EDCs are chemicals that can interfere with our hormones. Debate over their use first came to public awareness in 1962 with the publication of Silent Spring by Rachel Carson and her discussion of the effects of DDT on sexual development and reproduction. A growing body of research now suggests that EDCs could be altering female reproductive development and contributing to declines in male fertility. The EU ban on EDC Bisphenol A from baby bottles in 2011 reflects rising concern over the negative effects of EDCs on human health. Environmentally, EDCs have been seen to damage fish population levels with the UK government in 2004 accepting that EDCs such as EE2 pose a significant risk to aquatic life.
EDCs are present in food packaging, plastics, cosmetics, cleaning products, but despite broad scientific consensus as to the dangers of their use, the process within the EU to define criteria to regulate their use has often been thwarted by the powerful chemical industry lobby.
In June of this year, after a delay of 3 years, the EU finally proposed its criteria for a definition of EDCs.
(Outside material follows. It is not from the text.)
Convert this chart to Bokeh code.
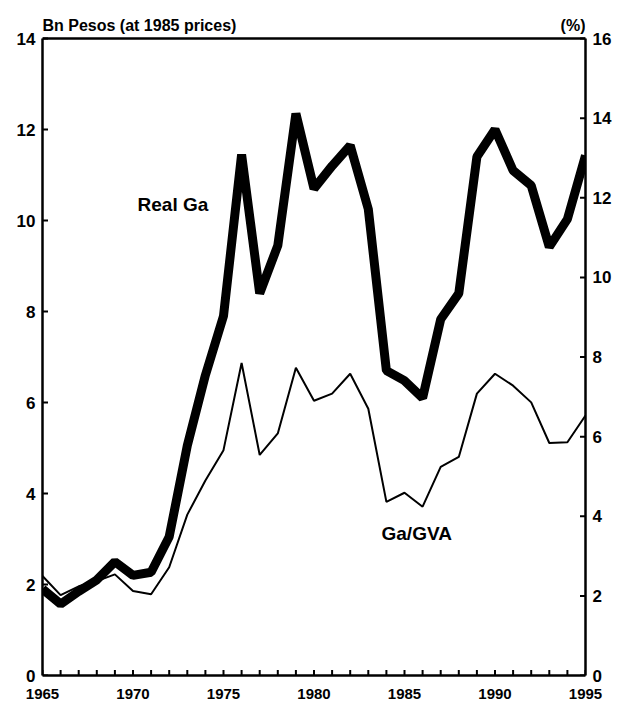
import math
from bokeh.plotting import figure
from bokeh.models import Range1d, LinearAxis, FixedTicker, Label, Span
from bokeh.embed import file_html
from bokeh.resources import INLINE

years = list(range(1965, 1996))
real_ga = [1.90, 1.57, 1.85, 2.10, 2.50, 2.20, 2.27, 3.05, 5.05, 6.60, 7.90,
           11.45, 8.40, 9.45, 12.35, 10.70, 11.20, 11.65, 10.25, 6.70, 6.48,
           6.10, 7.83, 8.40, 11.40, 12.00, 11.10, 10.77, 9.42, 10.03, 11.43]
ga_gva = [2.50, 2.02, 2.24, 2.37, 2.54, 2.12, 2.04, 2.72, 4.04, 4.90, 5.66,
          7.85, 5.54, 6.08, 7.73, 6.90, 7.08, 7.58, 6.70, 4.36, 4.59,
          4.24, 5.24, 5.49, 7.08, 7.58, 7.28, 6.86, 5.84, 5.86, 6.53]
left_ticks = [0, 2, 4, 6, 8, 10, 12, 14]
right_ticks = [0, 2, 4, 6, 8, 10, 12, 14, 16]
x_major = [1965, 1970, 1975, 1980, 1985, 1990, 1995]

FONT = "Liberation Sans"

LEFT_MAX = 14
RIGHT_MAX = 16
BOX_H = 637          # pixel height of the boxed plot area
FRAME_H = 673        # frame extends above the box to host the header texts
top_left = LEFT_MAX * FRAME_H / BOX_H
top_right = RIGHT_MAX * FRAME_H / BOX_H

p = figure(frame_width=543, frame_height=FRAME_H, output_backend="svg",
           toolbar_location=None, x_range=Range1d(1965, 1995),
           y_range=Range1d(0, top_left), min_border_left=42, min_border_right=24,
           min_border_top=2, min_border_bottom=31)
p.extra_y_ranges = {"pct": Range1d(0, top_right)}
p.grid.visible = False
p.outline_line_color = None
p.background_fill_color = "white"
p.border_fill_color = "white"

p.line(years, ga_gva, y_range_name="pct", line_color="black", line_width=2)
p.line(years, real_ga, line_color="black", line_width=9)

def style(ax, size, standoff):
    ax.axis_line_width = 2.5
    ax.axis_line_color = "black"
    ax.major_tick_in = 0
    ax.major_tick_out = 0
    ax.minor_tick_in = 0
    ax.minor_tick_out = 0
    ax.major_label_text_font = FONT
    ax.major_label_text_font_style = "bold"
    ax.major_label_text_font_size = size
    ax.major_label_text_color = "black"
    ax.major_label_standoff = standoff

xa = p.xaxis[0]
xa.ticker = FixedTicker(ticks=x_major, minor_ticks=[])
style(xa, "15px", 13)
ya = p.yaxis[0]
ya.ticker = FixedTicker(ticks=left_ticks, minor_ticks=[])
ya.bounds = (0, LEFT_MAX)
style(ya, "17px", 7)

ra = LinearAxis(y_range_name="pct", ticker=FixedTicker(ticks=right_ticks, minor_ticks=[]),
                bounds=(0, RIGHT_MAX))
style(ra, "17px", 7)
p.add_layout(ra, "right")

# top border of the box
p.add_layout(Span(location=LEFT_MAX, dimension="width", line_color="black", line_width=2.5))

# inward tick marks (half of each dash is clipped by the frame)
p.scatter([1965] * len(left_ticks), left_ticks, marker="dash", size=11,
          line_color="black", line_width=2)
p.scatter([1995] * len(right_ticks), right_ticks, marker="dash", size=11,
          line_color="black", line_width=2, y_range_name="pct")
p.scatter(years, [0] * len(years), marker="dash", size=11, angle=math.pi / 2,
          line_color="black", line_width=2)

def label(x, y, text, size, align="left", baseline="middle", yoff=0):
    p.add_layout(Label(x=x, y=y, y_offset=yoff, text=text, text_font=FONT,
                       text_font_style="bold", text_font_size=size,
                       text_color="black", text_align=align,
                       text_baseline=baseline))

label(1965, LEFT_MAX, "Bn Pesos (at 1985 prices)", "16px", baseline="alphabetic", yoff=13)
label(1995, LEFT_MAX, "(%)", "16px", align="right", baseline="alphabetic", yoff=13)
label(1970.25, 10.35, "Real Ga", "19px")
label(1983.73, 3.12, "Ga/GVA", "19px")

open("out.html", "w").write(file_html(p, INLINE))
These criteria has been met with dismay by scientists and campaigners who strongly condemn the proposal as failing to protect human and environmental health due to the high burden of proof required before any potential ban on chemicals acting as EDCs. Two public consultations on the proposed criteria closed on the 28th July, with the results yet to be published. If the control of EDCs within Europe is seen as inadequate and uncertain, the impact of Brexit on their use in the UK poses even more uncertainty, with the UK government having stood in the past with Germany calling for all but the worst offenders to remain unregulated. UK companies outside of the EU would no longer necessarily be subject to regulations such as REACH which considers EDCs to be substances of very high concern.